Presente anche Adriana Asti, cui viene chiesto un aneddoto davvero inedito e mai raccontato prima su Pasolini: “Vi prego, non mi fate parlare di Pierpaolo che è sempre emozionante per me e divento noiosissima. Molti aneddoti spesso nessuno li conosce, ma sono sterminati. Speravo di poter interpretare la madre di Pasolini senza risultare troppo coinvolta per via del legame con Pierpaolo, che fu fortissimo, ma devo davvero ringraziare Abel. Lui ha una magia segreta, che è un punto in comune tra lui e Pasolini: quando piazza una macchina da presa sul set, tutti coloro che gli stanno davanti diventano automaticamente i personaggi che lui ha nella testa, e io mi sono sentita davvero una creatura di Abel Ferrara in questofilm. Con Pierpaolo era lo stesso. Sì, eravamo intimi, mangiavamo insieme, viaggiavamo insieme. Quando si è giovani si pensa di essere immortali e io pensavo davvero che lui lo fosse, per cui è stata molto dura...”. Qui irrompe la commozione, accompagnata puntualmente dagli applausi.

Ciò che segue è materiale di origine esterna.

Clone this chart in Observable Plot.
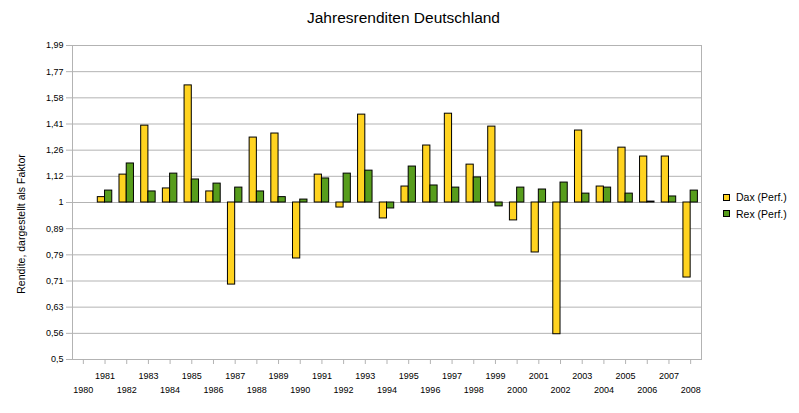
<!DOCTYPE html>
<html><head><meta charset="utf-8">
<script src="https://cdn.jsdelivr.net/npm/d3@7"></script>
<script src="https://cdn.jsdelivr.net/npm/@observablehq/plot@0.6"></script>
<style>
body{margin:0;background:#fff;font-family:"Liberation Sans",Arial,sans-serif;}
#wrap{position:relative;width:799px;height:413px;background:#fff;}
#title{position:absolute;left:4px;width:799px;top:9px;text-align:center;font-size:15.5px;line-height:18px;color:#000;}
#ytitle{position:absolute;left:21px;top:224px;transform:translate(-50%,-50%) rotate(-90deg);white-space:nowrap;font-size:10.5px;line-height:12px;color:#000;}
#legend{position:absolute;left:723px;top:189px;font-size:10.5px;color:#000;}
.li{display:flex;align-items:center;height:16.5px;}
.sw{width:5px;height:5px;border:1px solid #000;margin-right:6px;}
</style></head><body>
<div id="wrap"><div id="chart"></div><div id="title">Jahresrenditen Deutschland</div><div id="ytitle"></div><div id="legend"></div></div>
<script>
const years = [1980,1981,1982,1983,1984,1985,1986,1987,1988,1989,1990,1991,1992,1993,1994,1995,1996,1997,1998,1999,2000,2001,2002,2003,2004,2005,2006,2007,2008];
const dax = [null,1.024,1.131,1.404,1.064,1.677,1.05,0.696,1.332,1.356,0.781,1.131,0.978,1.474,0.932,1.073,1.286,1.48,1.182,1.398,0.924,0.802,0.559,1.374,1.073,1.274,1.225,1.225,0.718];
const rex = [null,1.054,1.188,1.05,1.136,1.107,1.087,1.068,1.05,1.024,1.013,1.112,1.136,1.151,0.974,1.172,1.078,1.068,1.117,0.983,1.068,1.059,1.092,1.04,1.068,1.04,1.004,1.027,1.054];
const seriesNames = ["Dax (Perf.)","Rex (Perf.)"];
const seriesColors = ["#ffd320","#579d1c"];
const yTickValues = [0.5,0.5612,0.63,0.7071,0.7937,0.8909,1,1.1225,1.2599,1.4142,1.5874,1.7818,2];
const yTickLabels = ["0,5","0,56","0,63","0,71","0,79","0,89","1","1,12","1,26","1,41","1,58","1,77","1,99"];
const yTitle = "Rendite, dargestellt als Faktor";

const daxRows = years.map((y,i)=>({year:String(y), value:dax[i]})).filter(d=>d.value!=null);
const rexRows = years.map((y,i)=>({year:String(y), value:rex[i]})).filter(d=>d.value!=null);

const W=799,H=413,mL=72,mR=98,mT=45,mB=54;
const step=(W-mL-mR)/years.length;
const grid="#b3b3b3";
const oddYears=years.filter(y=>y%2===1).map(String);
const evenYears=years.filter(y=>y%2===0).map(String);

const chart = Plot.plot({
  width:W,height:H,marginLeft:mL,marginRight:mR,marginTop:mT,marginBottom:mB,
  style:{fontFamily:"'Liberation Sans',Arial,sans-serif",fontSize:"9px",color:"#000",background:"#fff",overflow:"visible"},
  x:{type:"band",domain:years.map(String),padding:0,round:false},
  y:{type:"log",domain:[0.5,2]},
  marks:[
    Plot.gridY(yTickValues,{stroke:grid,strokeOpacity:1}),
    Plot.frame({stroke:grid}),
    Plot.barY(daxRows,{x:"year",y1:d=>1,y2:"value",fill:seriesColors[0],stroke:"#000",strokeWidth:1,insetLeft:step/6,insetRight:step/2}),
    Plot.barY(rexRows,{x:"year",y1:d=>1,y2:"value",fill:seriesColors[1],stroke:"#000",strokeWidth:1,insetLeft:step/2,insetRight:step/6}),
    Plot.axisY({ticks:yTickValues,tickFormat:d=>yTickLabels[yTickValues.indexOf(d)],tickSize:6,tickPadding:3,stroke:grid,strokeOpacity:1,label:null}),
    Plot.axisX({tickSize:5,tickFormat:()=>"",stroke:grid,strokeOpacity:1,label:null}),
    Plot.axisX({ticks:oddYears,tickSize:0,tickPadding:13,label:null}),
    Plot.axisX({ticks:evenYears,tickSize:0,tickPadding:27,label:null})
  ]
});
document.getElementById("chart").appendChild(chart);
document.getElementById("ytitle").textContent=yTitle;
const lg=document.getElementById("legend");
seriesNames.forEach((n,i)=>{
  const r=document.createElement("div");r.className="li";
  const s=document.createElement("div");s.className="sw";s.style.background=seriesColors[i];
  const t=document.createElement("span");t.textContent=n;
  r.appendChild(s);r.appendChild(t);lg.appendChild(r);
});
</script>
</body></html>
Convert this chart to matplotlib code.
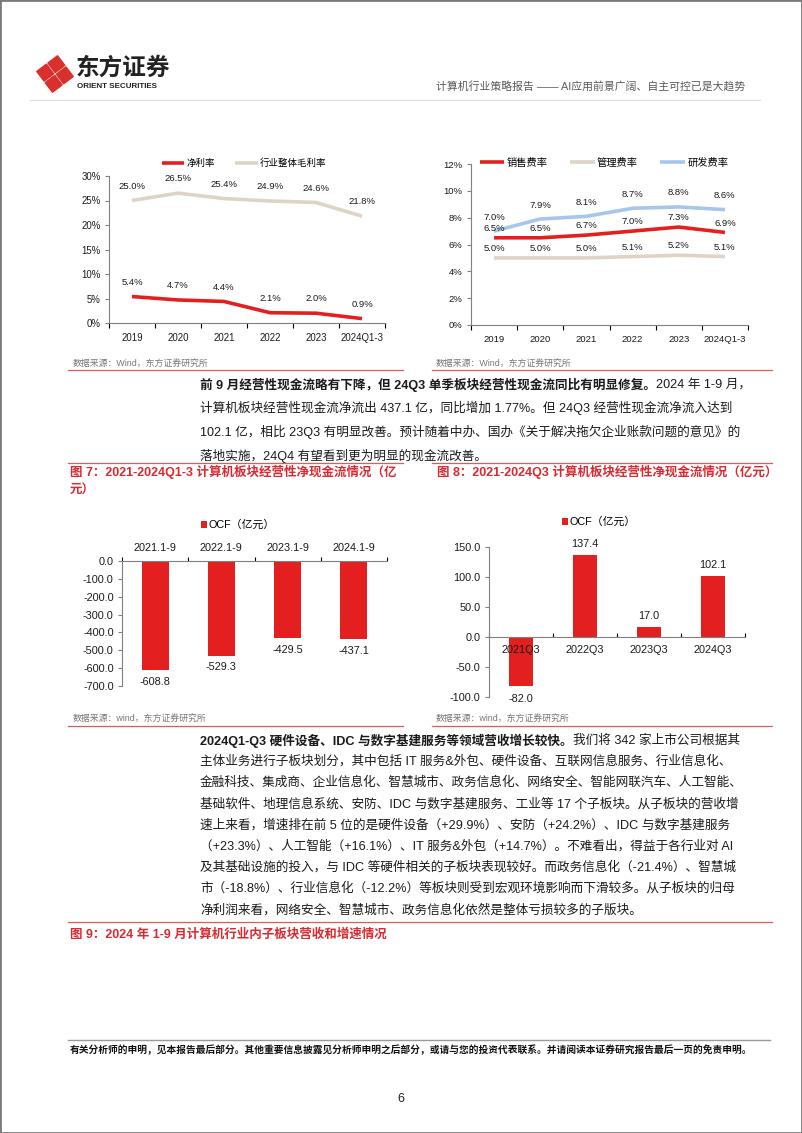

Interrogato più nello specifico in proposito, Dafoe ritorna sul modo in cui ha lavorato su Pasolini dal punto di vista interpretativo: “Non ho l’ho rappresentato o interpretato, ma mi sentivo piuttosto in dovere di creare un dialogo privato e personale con ciò che Pasolini aveva intorno e con ciò di cui era circondato”. Sull’uso per alcuni totalmente anti-filologico e inaccettabile dell’inglese, Ferrara precisa, ribadendo di aver già risposto mille volte a questa domanda, che la lingua altro non è che un artificio per rendere il loro approccio al film più diretto e personale: “Come Willem io sono americano e non parlo italiano: le cose che dice le avremmo potute esprimere solo nella nostra lingua, mentre il romanesco dei ragazzi di vita è una scelta artistica e creativa molto diversa. Non solo, mi sento di aggiungere che questo film non è necessariamente Pasolini, Roma, 1975, ma per me potrebbe essere a New York ieri notte, con un uomo ricco e famoso su una bella macchina che è a Brooklyn e se ne serve per rimorchiare ragazzi dominicani”.